Each color band represents the work of a particular thread
Or follow one of the direct links into particular areas of the mandelbrot world map below:
Rayon in WebAssembly
Rayon’s core abstraction is the ability to spawn parallel computations and join them in the end to aggregate their results. On top of these rayon provides very convenient work-stealing parallel collections that make parallelising iterator-based code very easy.
There is a catch though: rayon usually relies on native threads provided by the std but these APIs are stubbed out in wasm32-unknown-unknown target since, as the target name indicates, the host envirionment information is missing and we cannot assume anything about its threading APIs.
We can solve this by manually providing multithreading primitives to rayon. This is is supported in recent versions by a handler that helps to set the function called for spawning new threads.
That gives a mechanism for multithreading but WebAssembly still does not have threads: we can have the new spawn handler to run everything in a single webAssembly module but that would defeat the purpose of using rayon in the first place.
hack threads into rayon
Instead, we can use a hack to provide threads to WebAssembly. Most modern browsers now support Web Workers API which act more like separate processes than threads but will still do the job. The idea is to spawn several such Workers that act as a thread pool for rayon. These threads in the pool simply wait for incoming messages, interpret the first message as a WebAssembly module, deploy it, and on the following messages invoke functions from the already deployed WebAssembly module. This uses very new and fragile APIs and raycast-parallel in wasm_bindgen crate is the only working demonstration of the method which is what I am relying on.
The code that is gluing javascript to mandelbrot calculation logic in Rust is in lib.rs Note that unlike native rayon parallelism, these threads/Workers are greedily instantiated which is less efficient and makes it more important to get the concurrency parameter right(setting it higher than what we need will instantiate threads that are not used).
Then we spawn all of multithreading logic to one worker that will then use rayon’s parallelism to send work to all the others. This helps to keep the main thread free and interactive for the user.
thread_pool.install is rayon’s way of saying instructing a close to use a custom pool instead of the native OS one (in this case using the native OS one would crash since rust’s std is stubbed out in wasm32-unknown-unknown)
Then we create a Rust Future that resolves as soon as the channel has data on it. We convert this Future to a JS promise and pass to javascript to resolve and print the result just as it would do with a regular native promise.
Pass more complex structures as a result
The above demonstrates how a value can be computed on several threads and passed back to front-end javascript by computing the result of simple dot product (result is f64)
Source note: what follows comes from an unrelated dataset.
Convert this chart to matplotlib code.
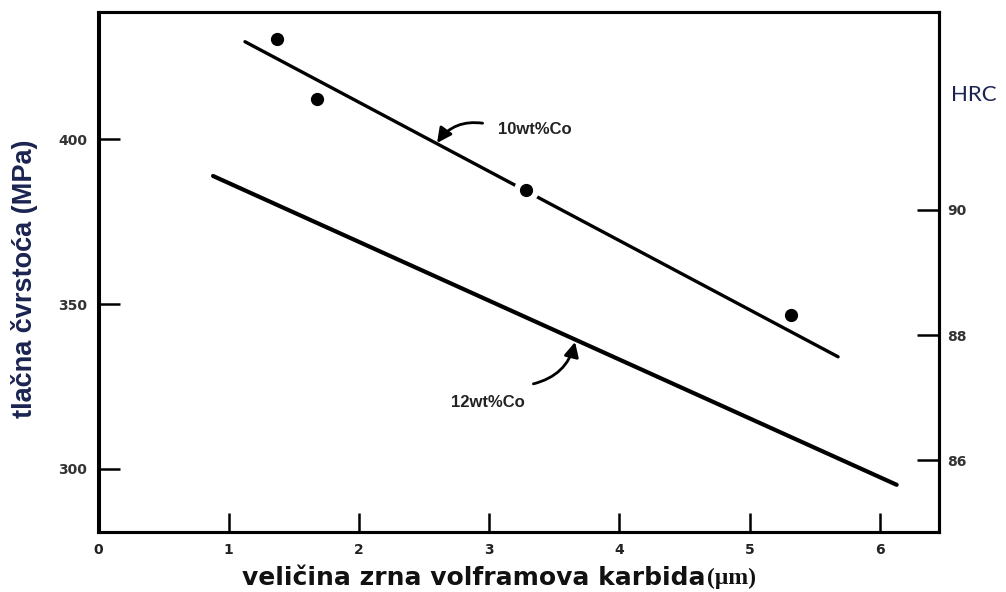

However, we do not have to limit ourselves to computing such primitive results. We can pass more complex JS objects using web_sys library. For example, we can compute the frame buffer of some rendering task and pass it to javascript as ImageData object that can directly be rendered in a canvas element. In the next section we will do exactly that.
Sharing memory among workers
Copying buffers from workers to the main thread would defeat the purpose of parallelism and would probably be slower than the equivalent sequential program. For that reason the code represents the destination canvas data as a shared array buffer. This feature, however, is very new and still not available in stable Mozilla Firefox that is why the demo requires a recent Google Chrome.